WASHINGTON: The Mars rover Perseverance has successfully conducted its first test drive on the Red Planet, the US space agency NASA said Friday.
The six-wheeled rover travelled about 6.5 meters (21.3 feet) in 33 minutes on Thursday, NASA said.
It drove four meters forward, turned in place 150 degrees to the left, and then backed up 2.5 meters, leaving tire tracks in the Martian dust.
“This was our first chance to ‘kick the tires’ and take Perseverance out for a spin,” said Anais Zarifian, Perseverance mobility test bed engineer at NASA’s Jet Propulsion Laboratory in Pasadena, California.
Zarifian said the test drive went “incredibly well” and represented a “huge milestone for the mission and the mobility team.” “We’re going to do some longer drives,” she added. “This is just the beginning.”
NASA engineers said they were studying possible routes for longer rover voyages on the surface of Mars.
A slightly longer trip was planned for Friday, and perhaps another Saturday if all goes well, NASA said.

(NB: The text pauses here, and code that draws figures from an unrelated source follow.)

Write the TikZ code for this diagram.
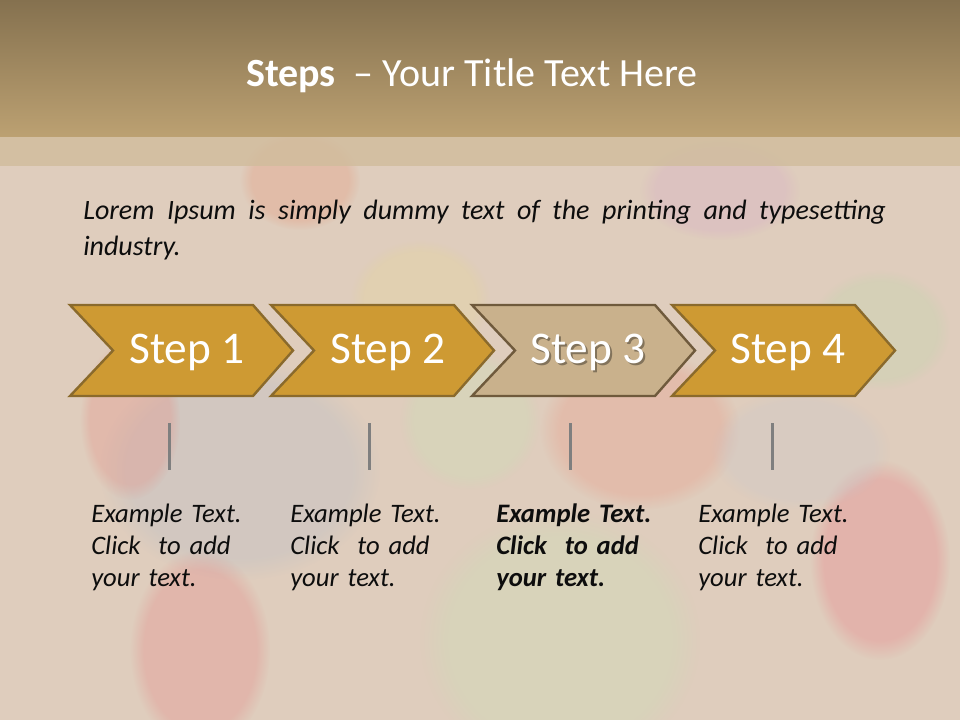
\documentclass[tikz,border=0pt]{standalone}
\usepackage{fontspec}
\setmainfont{Carlito}
\usetikzlibrary{fadings}
\definecolor{bgcol}{HTML}{DFCDBD}
\definecolor{bartop}{HTML}{85714F}
\definecolor{barbot}{HTML}{BCA172}
\definecolor{band}{HTML}{D0BC9C}
\definecolor{gold}{HTML}{CE9A33}
\definecolor{goldedge}{HTML}{8A6A2C}
\definecolor{tanfill}{HTML}{C9B18C}
\definecolor{tanedge}{HTML}{6F5A3C}
\definecolor{tickgray}{HTML}{7F7F7F}
\definecolor{textdark}{HTML}{0D0D0D}
\begin{document}
\begin{tikzpicture}[x=0.75pt,y=-0.75pt,
  blob/.style={opacity=0.3, path fading=circle with fuzzy edge 20 percent},
  chev/.style={fill=gold, draw=goldedge, line width=1.8pt, line join=miter},
  chevsel/.style={fill=tanfill, draw=tanedge, line width=1.8pt, line join=miter},
  steplabel/.style={font=\fontsize{34}{40}\selectfont, text=white, inner sep=0, anchor=base},
  tickline/.style={draw=tickgray, line width=2.25pt},
  note/.style={font=\itshape\fontsize{20}{24}\selectfont, text=textdark, align=left, anchor=north west, inner sep=0, text width=160pt},
  lorem/.style={font=\itshape\fontsize{21}{27}\selectfont, text=textdark, align=justify, anchor=north west, inner sep=0, text width=602pt},
  titlestyle/.style={font=\fontsize{30}{36}\selectfont, text=white, inner sep=0, anchor=base}
]
\useasboundingbox (0,0) rectangle (960,720);
% background
\fill[bgcol] (0,0) rectangle (960,720);
\begin{scope}
\clip (0,0) rectangle (960,720);
\fill[blob, fill={rgb,255:red,180;green,188;blue,200}] (240,470) ellipse (140 and 110);
\fill[blob, fill={rgb,255:red,230;green,140;blue,130}] (130,420) ellipse (50 and 80);
\fill[blob, fill={rgb,255:red,230;green,130;blue,130}] (200,650) ellipse (70 and 100);
\fill[blob, fill={rgb,255:red,200;green,225;blue,180}] (560,640) ellipse (140 and 130);
\fill[blob, fill={rgb,255:red,200;green,225;blue,180}] (470,420) ellipse (70 and 70);
\fill[blob, fill={rgb,255:red,235;green,150;blue,130}] (640,430) ellipse (100 and 80);
\fill[blob, fill={rgb,255:red,235;green,120;blue,130}] (880,560) ellipse (70 and 100);
\fill[blob, fill={rgb,255:red,230;green,215;blue,150}] (420,300) ellipse (70 and 60);
\fill[blob, fill={rgb,255:red,215;green,170;blue,200}] (720,190) ellipse (80 and 50);
\fill[blob, fill={rgb,255:red,190;green,215;blue,170}] (880,330) ellipse (70 and 60);
\fill[blob, fill={rgb,255:red,200;green,200;blue,205}] (800,450) ellipse (90 and 60);
\fill[blob, fill={rgb,255:red,230;green,150;blue,120}] (300,180) ellipse (60 and 50);
\end{scope}
% title bar
\shade[top color=bartop, bottom color=barbot] (0,0) rectangle (960,137);
\fill[band, opacity=0.8] (0,137) rectangle (960,166);
\node[titlestyle] (title) at (472,87) {\textbf{Steps}\ \ – Your Title Text Here};
% intro
\node[lorem] (intro) at (83,200) {Lorem Ipsum is simply dummy text of the printing and typesetting\linebreak industry.};
% chevrons
\draw[chev] (70,305) -- (253,305) -- (293,350.5) -- (253,396) -- (70,396) -- (113,350.5) -- cycle;
\draw[chev] (271,305) -- (454,305) -- (494,350.5) -- (454,396) -- (271,396) -- (314,350.5) -- cycle;
\draw[chevsel] (472,305) -- (655,305) -- (695,350.5) -- (655,396) -- (472,396) -- (515,350.5) -- cycle;
\draw[chev] (672,305) -- (855,305) -- (895,350.5) -- (855,396) -- (672,396) -- (715,350.5) -- cycle;
\node[steplabel] (s1) at (187,363) {Step 1};
\node[steplabel] (s2) at (388,363) {Step 2};
\node[steplabel, text=black, opacity=0.35] (s3shadow) at (590,365) {Step 3};
\node[steplabel] (s3) at (588,363) {Step 3};
\node[steplabel] (s4) at (788,363) {Step 4};
% ticks
\coordinate (t1a) at (169,423); \coordinate (t1b) at (169,470);
\coordinate (t2a) at (369,423); \coordinate (t2b) at (369,470);
\coordinate (t3a) at (570,423); \coordinate (t3b) at (570,470);
\coordinate (t4a) at (772,423); \coordinate (t4b) at (772,470);
\draw[tickline] (t1a) -- (t1b);
\draw[tickline] (t2a) -- (t2b);
\draw[tickline] (t3a) -- (t3b);
\draw[tickline] (t4a) -- (t4b);
% notes
\node[note] (n1) at (91,504) {Example Text.\\Click~~to add\\your text.};
\node[note] (n2) at (290,504) {Example Text.\\Click~~to add\\your text.};
\node[note, font=\bfseries\itshape\fontsize{20}{24}\selectfont] (n3) at (496,504) {Example Text.\\Click~~to add\\your text.};
\node[note] (n4) at (698,504) {Example Text.\\Click~~to add\\your text.};
\end{tikzpicture}
\end{document}
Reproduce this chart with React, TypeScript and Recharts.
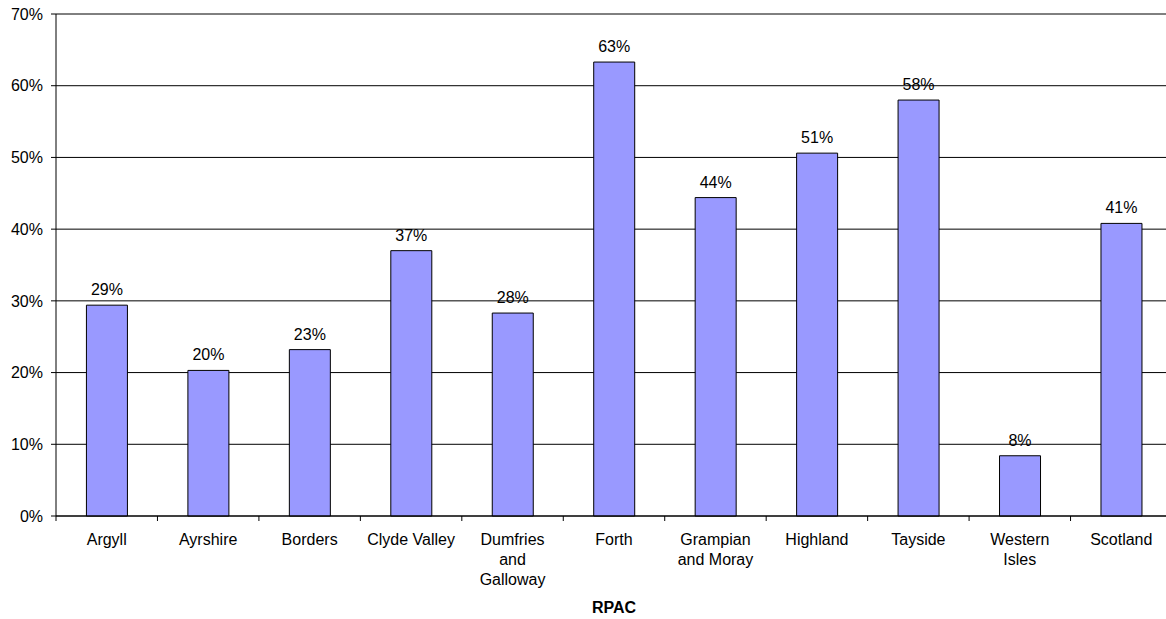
import { BarChart, Bar, XAxis, YAxis, CartesianGrid, LabelList } from "recharts";

const CATEGORIES = ["Argyll", "Ayrshire", "Borders", "Clyde Valley", "Dumfries and Galloway", "Forth", "Grampian and Moray", "Highland", "Tayside", "Western Isles", "Scotland"];
const TICK_LINES = [["Argyll"], ["Ayrshire"], ["Borders"], ["Clyde Valley"], ["Dumfries", "and", "Galloway"], ["Forth"], ["Grampian", "and Moray"], ["Highland"], ["Tayside"], ["Western", "Isles"], ["Scotland"]];
const VALUES = [29.4, 20.3, 23.2, 37.0, 28.3, 63.3, 44.4, 50.6, 58.0, 8.4, 40.8];
const Y_TICKS = [0, 10, 20, 30, 40, 50, 60, 70];

const data = CATEGORIES.map((c, i) => ({ name: c, value: VALUES[i] }));

const W = 1180;
const H = 619;
const MARGIN = { top: 14, right: 8, left: 0, bottom: 0 };
const YAXIS_W = 56;
const STEP = (W - MARGIN.right - MARGIN.left - YAXIS_W) / CATEGORIES.length;
const FONT = "Arial, 'Liberation Sans', sans-serif";

function CatTick(props: any) {
  const { x, y, index } = props;
  const lines = TICK_LINES[index] || [];
  return (
    <g>
      <line x1={x - STEP / 2} x2={x - STEP / 2} y1={y} y2={y + 5} stroke="#000" />
      {index === CATEGORIES.length - 1 && <line x1={x + STEP / 2} x2={x + STEP / 2} y1={y} y2={y + 5} stroke="#000" />}
      {lines.map((l: string, i: number) => (
        <text key={i} x={x} y={y + 29 + i * 20} textAnchor="middle" fontSize={16} fontFamily={FONT} fill="#000">{l}</text>
      ))}
    </g>
  );
}

export default function App() {
  return (
    <div style={{ position: "absolute", left: 0, top: 0, width: 1166, height: 619, overflow: "hidden", background: "#fff" }}>
      <BarChart width={W} height={H} data={data} margin={MARGIN} barCategoryGap="30%" style={{ fontFamily: FONT }}>
        <CartesianGrid vertical={false} stroke="#000" />
        <XAxis dataKey="name" interval={0} height={103} tickSize={0} tickMargin={0} tickLine={false} stroke="#000" tick={<CatTick />}
          label={{ value: "RPAC", position: "insideBottom", offset: 6, fontWeight: "bold", fill: "#000", fontSize: 16, fontFamily: FONT }} />
        <YAxis width={YAXIS_W} domain={[0, 70]} ticks={Y_TICKS} interval={0} tickSize={5} tickMargin={8} stroke="#000"
          tick={{ fill: "#000", fontSize: 16, fontFamily: FONT }} tickFormatter={(v) => `${v}%`} />
        <Bar dataKey="value" fill="#9999FF" stroke="#000" strokeWidth={1} isAnimationActive={false}>
          <LabelList dataKey="value" position="top" offset={10} fill="#000" fontSize={16} fontFamily={FONT} formatter={(v: any) => `${Math.round(Number(v))}%`} />
        </Bar>
      </BarChart>
    </div>
  );
}
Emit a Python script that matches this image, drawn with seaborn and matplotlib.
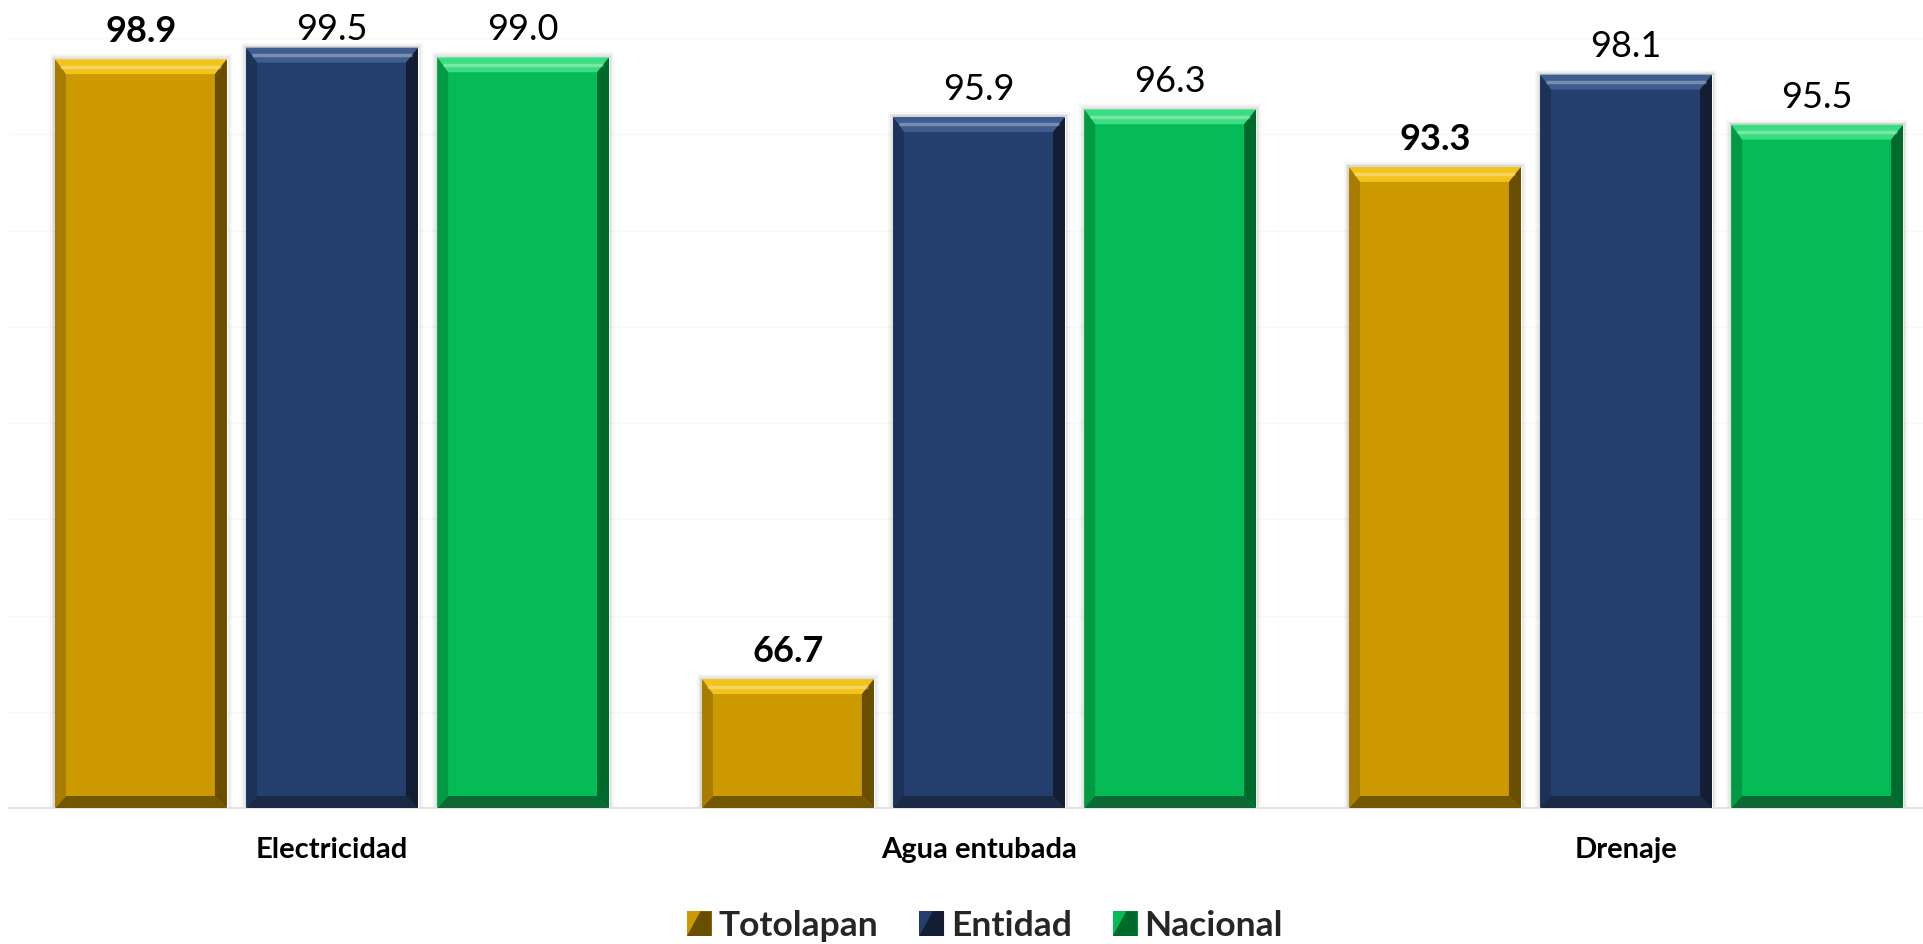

The rover can cover 200 meters per Martian day, which is slightly longer than a day on Earth.
And it goes five times faster than Curiosity, its predecessor, which is still functioning eight years after landing on Mars.
The rover’s primary mission will last just over two years but it is likely to remain operational well beyond that.
Over the coming years, Perseverance will attempt to collect 30 rock and soil samples in sealed tubes to be sent back to Earth sometime in the 2030s for analysis.